**Material provided:**
** Start **

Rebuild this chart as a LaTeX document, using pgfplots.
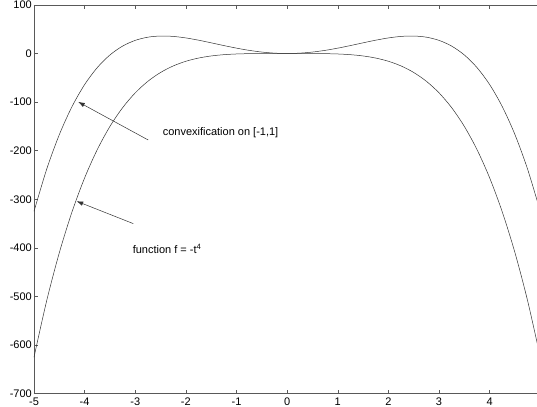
\documentclass[border=0pt]{standalone}
\usepackage{pgfplots}
\pgfplotsset{compat=1.18}
\usepackage{fontspec}
\setmainfont{Liberation Sans}
\usetikzlibrary{arrows.meta}
\begin{document}
\begin{tikzpicture}
\begin{axis}[
  name=ax,
  scale only axis, width=503pt, height=389pt,
  xmin=-5, xmax=4.93, ymin=-700, ymax=100,
  axis x line*=box, axis y line*=left,
  axis line style={black!65, line width=0.5pt},
  xtick={-5,-4,-3,-2,-1,0,1,2,3,4},
  xticklabels={-5,-4,-3,-2,-1,0,1,2,3,4},
  ytick={-700,-600,-500,-400,-300,-200,-100,0,100},
  yticklabels={-700,-600,-500,-400,-300,-200,-100,0,100},
  tick align=inside, major tick length=4pt,
  tick style={black!65, line width=0.5pt},
  ticklabel style={font=\fontsize{11}{13}\selectfont, inner sep=1pt},
  xticklabel style={yshift=-3pt},
  yticklabel style={xshift=-1pt},
  clip=true,
]
\addplot[black!80, line width=0.5pt, smooth] coordinates {
(-5,-625) (-4.75,-509.066) (-4.5,-410.063) (-4.25,-326.254) (-4,-256)
(-3.75,-197.754) (-3.5,-150.063) (-3.25,-111.566) (-3,-81) (-2.75,-57.191)
(-2.5,-39.063) (-2.25,-25.629) (-2,-16) (-1.75,-9.379) (-1.5,-5.063)
(-1.25,-2.441) (-1,-1) (-0.75,-0.316) (-0.5,-0.063) (-0.25,-0.004) (0,0)
(0.25,-0.004) (0.5,-0.063) (0.75,-0.316) (1,-1) (1.25,-2.441) (1.5,-5.063)
(1.75,-9.379) (2,-16) (2.25,-25.629) (2.5,-39.063) (2.75,-57.191) (3,-81)
(3.25,-111.566) (3.5,-150.063) (3.75,-197.754) (4,-256) (4.25,-326.254)
(4.5,-410.063) (4.75,-509.066) (5,-625)
};
\addplot[black!80, line width=0.5pt, smooth] coordinates {
(-5,-325) (-4.75,-238.316) (-4.5,-167.063) (-4.25,-109.504) (-4,-64)
(-3.75,-29.004) (-3.5,-3.063) (-3.25,15.184) (-3,27) (-2.75,33.559)
(-2.5,35.938) (-2.25,35.121) (-2,32) (-1.75,27.371) (-1.5,21.938)
(-1.25,16.309) (-1,11) (-0.75,6.434) (-0.5,2.938) (-0.25,0.746) (0,0)
(0.25,0.746) (0.5,2.938) (0.75,6.434) (1,11) (1.25,16.309) (1.5,21.938)
(1.75,27.371) (2,32) (2.25,35.121) (2.5,35.938) (2.75,33.559) (3,27)
(3.25,15.184) (3.5,-3.063) (3.75,-29.004) (4,-64) (4.25,-109.504)
(4.5,-167.063) (4.75,-238.316) (5,-325)
};
\draw[black!80, line width=0.5pt, -{Latex[length=6.5pt,width=4.5pt]}] (axis cs:-2.744,-178) -- (axis cs:-4.126,-99.6);
\draw[black!80, line width=0.5pt, -{Latex[length=6.5pt,width=4.5pt]}] (axis cs:-3.04,-350) -- (axis cs:-4.157,-304);
\node[anchor=west, inner sep=0pt, font=\fontsize{11}{13}\selectfont] at (axis cs:-2.46,-162) {convexification on [-1,1]};
\node[anchor=west, inner sep=0pt, font=\fontsize{11}{13}\selectfont] at (axis cs:-3.052,-403) {function f = -t\textsuperscript{4}};
\end{axis}
\path ([xshift=-34pt]ax.south west);
\end{tikzpicture}
\end{document}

** End **

Transcribe each line above verbatim, with the pictures left out.

Rebuild this chart as a LaTeX document, using pgfplots.
\documentclass[border=0pt]{standalone}
\usepackage{pgfplots}
\pgfplotsset{compat=1.18}
\usepackage{fontspec}
\setmainfont{Liberation Sans}
\usetikzlibrary{arrows.meta}
\begin{document}
\begin{tikzpicture}
\begin{axis}[
  name=ax,
  scale only axis, width=503pt, height=389pt,
  xmin=-5, xmax=4.93, ymin=-700, ymax=100,
  axis x line*=box, axis y line*=left,
  axis line style={black!65, line width=0.5pt},
  xtick={-5,-4,-3,-2,-1,0,1,2,3,4},
  xticklabels={-5,-4,-3,-2,-1,0,1,2,3,4},
  ytick={-700,-600,-500,-400,-300,-200,-100,0,100},
  yticklabels={-700,-600,-500,-400,-300,-200,-100,0,100},
  tick align=inside, major tick length=4pt,
  tick style={black!65, line width=0.5pt},
  ticklabel style={font=\fontsize{11}{13}\selectfont, inner sep=1pt},
  xticklabel style={yshift=-3pt},
  yticklabel style={xshift=-1pt},
  clip=true,
]
\addplot[black!80, line width=0.5pt, smooth] coordinates {
(-5,-625) (-4.75,-509.066) (-4.5,-410.063) (-4.25,-326.254) (-4,-256)
(-3.75,-197.754) (-3.5,-150.063) (-3.25,-111.566) (-3,-81) (-2.75,-57.191)
(-2.5,-39.063) (-2.25,-25.629) (-2,-16) (-1.75,-9.379) (-1.5,-5.063)
(-1.25,-2.441) (-1,-1) (-0.75,-0.316) (-0.5,-0.063) (-0.25,-0.004) (0,0)
(0.25,-0.004) (0.5,-0.063) (0.75,-0.316) (1,-1) (1.25,-2.441) (1.5,-5.063)
(1.75,-9.379) (2,-16) (2.25,-25.629) (2.5,-39.063) (2.75,-57.191) (3,-81)
(3.25,-111.566) (3.5,-150.063) (3.75,-197.754) (4,-256) (4.25,-326.254)
(4.5,-410.063) (4.75,-509.066) (5,-625)
};
\addplot[black!80, line width=0.5pt, smooth] coordinates {
(-5,-325) (-4.75,-238.316) (-4.5,-167.063) (-4.25,-109.504) (-4,-64)
(-3.75,-29.004) (-3.5,-3.063) (-3.25,15.184) (-3,27) (-2.75,33.559)
(-2.5,35.938) (-2.25,35.121) (-2,32) (-1.75,27.371) (-1.5,21.938)
(-1.25,16.309) (-1,11) (-0.75,6.434) (-0.5,2.938) (-0.25,0.746) (0,0)
(0.25,0.746) (0.5,2.938) (0.75,6.434) (1,11) (1.25,16.309) (1.5,21.938)
(1.75,27.371) (2,32) (2.25,35.121) (2.5,35.938) (2.75,33.559) (3,27)
(3.25,15.184) (3.5,-3.063) (3.75,-29.004) (4,-64) (4.25,-109.504)
(4.5,-167.063) (4.75,-238.316) (5,-325)
};
\draw[black!80, line width=0.5pt, -{Latex[length=6.5pt,width=4.5pt]}] (axis cs:-2.744,-178) -- (axis cs:-4.126,-99.6);
\draw[black!80, line width=0.5pt, -{Latex[length=6.5pt,width=4.5pt]}] (axis cs:-3.04,-350) -- (axis cs:-4.157,-304);
\node[anchor=west, inner sep=0pt, font=\fontsize{11}{13}\selectfont] at (axis cs:-2.46,-162) {convexification on [-1,1]};
\node[anchor=west, inner sep=0pt, font=\fontsize{11}{13}\selectfont] at (axis cs:-3.052,-403) {function f = -t\textsuperscript{4}};
\end{axis}
\path ([xshift=-34pt]ax.south west);
\end{tikzpicture}
\end{document}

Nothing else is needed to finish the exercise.